How the Earthwards program helps J&J design greener products

How the Earthwards program helps J&J design greener products

Band-Aid image by STILLFX via Shutterstock.

[Editor's note: This is part of a six-part series on CSRwire about Earthwards, a Johnson & Johnson program designed to promote greener product development throughout the enterprise. Here, Al Iannuzzi, J&J's senior director of worldwide environment, health and safety, explains the Earthwards criteria and how the process was successfully adopted across all three sectors of J&J's business to promote a culture of sustainable product development.]

Companies often refer to sustainability as a journey, and innovation as a key driver in the sustainable product development process.

This is also true for Johnson & Johnson, where we created a formal process to spur greener product innovation called Earthwards.

Based on lifecycle thinking, the Earthwards process has been and will continue to be applied to an array of products from our consumer products, pharmaceuticals and medical devices and diagnostics sectors. Products that successfully emerge from the Earthwards process are recognized as such only if they have achieved a greater than 10 percent improvement in at least three of 12 goals across seven impact areas: materials used, packaging, energy reduction, waste reduction, water reduction, positive social impact or benefit; and product innovation.

To date, 36 products have received Earthwards recognition.

While we have further to go to achieve the company's Healthy Future goal of 60 Earthwards products by 2015, the journey is teaching us how to better focus our efforts and infuse innovative thinking into our product development process.

Our five-year strategic roadmap, Healthy Future 2015, focuses on seven priorities designed for our businesses to achieve the greatest impact, including:

1. Advancing global health.
2. Safeguarding the planet.
3. Supplier sustainability.
4. Engaged, health-conscious employees.
5. Advancing community wellness.
6. Philanthropy measurement.
7. Transparency and collaborations.

All of our work on Earthwards supports Healthy Future 2015.

A bump in the road  

We had one case in which a product went through the Earthwards process, but needed further revamping later.

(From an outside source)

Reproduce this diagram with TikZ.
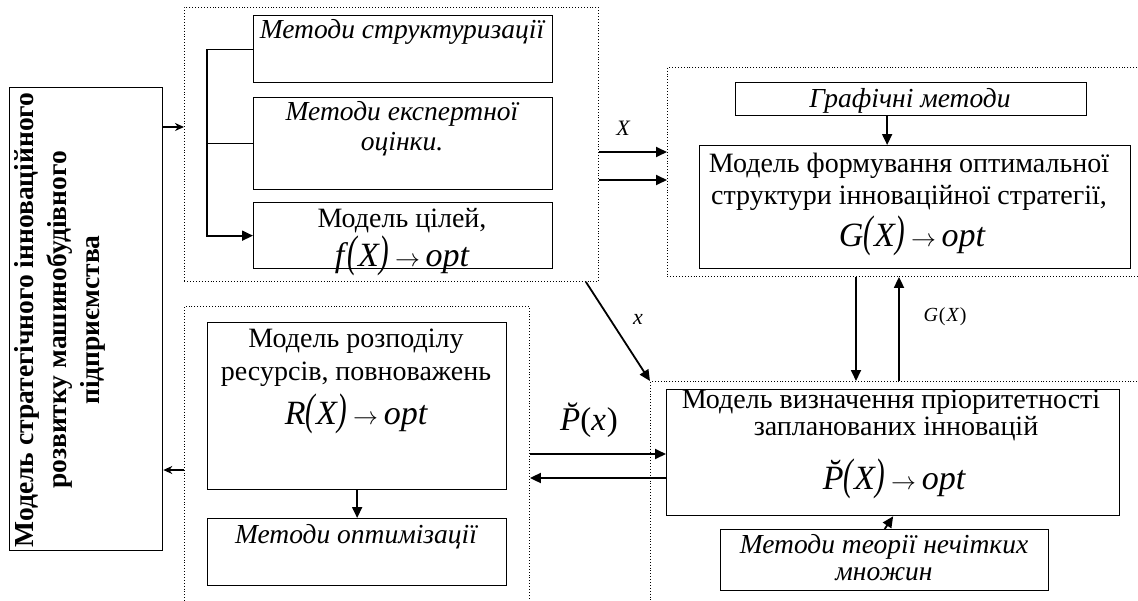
\documentclass[tikz,border=0pt]{standalone}
\usepackage{fontspec}
\setmainfont{Liberation Serif}
\usetikzlibrary{arrows.meta}
\newcommand\bpar[1]{\scalebox{0.85}[1.3]{(}\kern1pt#1\kern1pt\scalebox{0.85}[1.3]{)}}
\newcommand\fml[1]{{\itshape #1}\,$\rightarrow$\,{\itshape opt}}
\begin{document}
\begin{tikzpicture}[x=1pt,y=-1pt,
 box/.style={draw,line width=1.3pt,inner sep=0pt,anchor=north west},
 grp/.style={draw,dotted,line width=0.9pt,inner sep=0pt,anchor=north west},
 ln/.style={line width=1.3pt},
 arr/.style={line width=1.8pt,-{Triangle[length=11pt,width=10pt]}},
 sarr/.style={line width=1.5pt,-{Stealth[length=9pt,width=8pt]}},
 txt/.style={font=\fontsize{28}{30}\selectfont,inner sep=0pt,anchor=base},
 itxt/.style={font=\fontsize{27.5}{30}\selectfont\itshape,inner sep=0pt,anchor=base},
 frm/.style={font=\fontsize{34}{36}\selectfont,inner sep=0pt,anchor=base},
 lbl/.style={font=\fontsize{22}{24}\selectfont\itshape,inner sep=0pt},
]
\useasboundingbox (0,0) rectangle (1138,600);
\clip (0,0) rectangle (1138,600);
% groups
\node[grp,minimum width=414pt,minimum height=274pt] (grpA) at (184,7) {};
\node[grp,minimum width=500pt,minimum height=209pt] (grpC) at (667,67) {};
\node[grp,minimum width=520pt,minimum height=250pt] (grpD) at (650,381) {};
\node[grp,minimum width=345pt,minimum height=330pt] (grpB) at (184,306) {};
% boxes
\node[box,minimum width=153pt,minimum height=463pt] (main) at (9,87) {};
\node[box,minimum width=299pt,minimum height=67pt] (s1) at (253,15) {};
\node[box,minimum width=299pt,minimum height=92pt] (s2) at (253,97) {};
\node[box,minimum width=299pt,minimum height=66pt] (s3) at (253,202) {};
\node[box,minimum width=351pt,minimum height=33pt] (g1) at (735,82) {};
\node[box,minimum width=431pt,minimum height=123pt] (g2) at (699,145) {};
\node[box,minimum width=453pt,minimum height=126pt] (p1) at (666,389) {};
\node[box,minimum width=328pt,minimum height=61pt] (p2) at (720,529) {};
\node[box,minimum width=299pt,minimum height=167pt] (r1) at (207,322) {};
\node[box,minimum width=299pt,minimum height=67pt] (r2) at (207,518) {};
% texts
\node[rotate=90,inner sep=0pt,align=center,font=\fontsize{27.5}{33}\selectfont\bfseries] (mainT) at (60,320)
 {Модель стратегічного інноваційного\\розвитку машинобудівного\\підприємства};
\node[itxt] (s1a) at (402,38) {Методи структуризації};
\node[itxt] (s2a) at (402,120) {Методи експертної};
\node[itxt] (s2b) at (402,150) {оцінки.};
\node[txt] (s3a) at (402,227) {Модель цілей,};
\node[frm] (s3b) at (402,266) {\fml{f\kern3pt\bpar{X}}};
\node[itxt] (g1a) at (910,107) {Графічні методи};
\node[txt] (g2a) at (909,172) {Модель формування оптимальної};
\node[txt] (g2b) at (909,204) {структури інноваційної стратегії,};
\node[frm] (g2c) at (912,246) {\fml{G\bpar{X}}};
\node[txt] (p1a) at (891,408) {Модель визначення пріоритетності};
\node[txt] (p1b) at (896,435) {запланованих інновацій};
\node[frm] (p1c) at (894,489) {\fml{\u{P}\bpar{X}}};
\node[itxt] (p2a) at (884,553) {Методи теорії нечітких};
\node[itxt] (p2b) at (884,580) {множин};
\node[txt] (r1a) at (356,347) {Модель розподілу};
\node[txt] (r1b) at (356,380) {ресурсів, повноважень};
\node[frm] (r1c) at (356,424) {\fml{R\bpar{X}}};
\node[itxt] (r2a) at (356,543) {Методи оптимізації};
% labels
\node[lbl] (lX) at (623,128) {X};
\node[lbl] (lx) at (638,319) {x};
\node[font=\fontsize{20}{22}\selectfont,inner sep=0pt] (lG) at (945,317) {{\itshape G}\kern1pt(\kern1pt{\itshape X}\kern1pt)};
\node[font=\fontsize{33}{33}\selectfont,inner sep=0pt] (lP) at (589,420) {{\itshape \u{P}}({\itshape x\kern1pt})};
% connectors
\draw[ln] (s1.west) -- ++(-46,0) coordinate (bt);
\draw[ln] (s2.west) -- ++(-46,0);
\draw[arr] (bt) |- (s3.west);
\draw[sarr] (main.east |- 0,127) -- (grpA.west |- 0,127);
\draw[sarr] (grpB.west |- 0,470) -- (main.east |- 0,470);
\draw[arr] (grpA.east |- 0,152) -- (grpC.west |- 0,152);
\draw[arr] (grpA.east |- 0,180) -- (grpC.west |- 0,180);
\draw[arr] ([xshift=-24pt]g1.south) -- ([xshift=-24pt]g1.south |- g2.north);
\draw[arr] (grpC.south -| 856,0) -- (grpD.north -| 856,0);
\draw[arr] (grpD.north -| 899,0) -- (grpC.south -| 899,0);
\draw[arr] ([xshift=-13pt]grpA.south east) -- (grpD.north west);
\draw[arr] (grpB.east |- 0,454) -- (p1.west |- 0,454);
\draw[arr] (p1.west |- 0,478) -- (grpB.east |- 0,478);
\draw[arr] (r1.south) -- (r2.north);
\draw[arr] (p2.north) -- (p1.south);
\end{tikzpicture}
\end{document}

Simponi, a product offered by our pharmaceutical company Janssen, initially used packaging to ship product samples that had room for improvement, and we heard about it from some of our health care customers.

The original packaging we used to ship samples to rheumatologists included large single-use foam containers with cooling packs to maintain proper temperature. We got some unfiltered feedback, which we heard loud and clear: "Your insulated box was not big enough! Please send a Volkswagen-sized box next time."

Our team took this feedback to heart and revamped the packaging by using a greener shipping box that was a fraction of the size of the foam shipper and 50 percent lighter than the original packaging. The container can be reused up to 100 times, uses USA-certified, bio-based cooling materials, and can be 100 percent recycled at the end of its life. The new shipper also helps prevent the disposal of more than 99,000 cubic feet of foam annually. Now, our customers receive a smaller, more convenient package that saves them space and the cost of disposing of the shipping packaging.

Environmental and social benefits

Through Earthwards, we also support social initiatives and help communities around the globe. A great example of this is our o.b. tampons line in Europe. Not only do we use 15 percent more sustainable packaging materials than the previous version of the product, it uses 100 percent renewable energy in the product manufacturing process. Additionally, the product sales support community health education programs in Germany.

Another example is our Band-Aid Brand Adhesive Bandages. We achieved a more than 10 percent reduction in secondary packaging and 20 percent weight reduction of tertiary packaging. The manufacturing process now requires 30 percent less energy compared to the previous process and we work with socially responsible local Brazilian cooperatives to produce recycled paper for the product.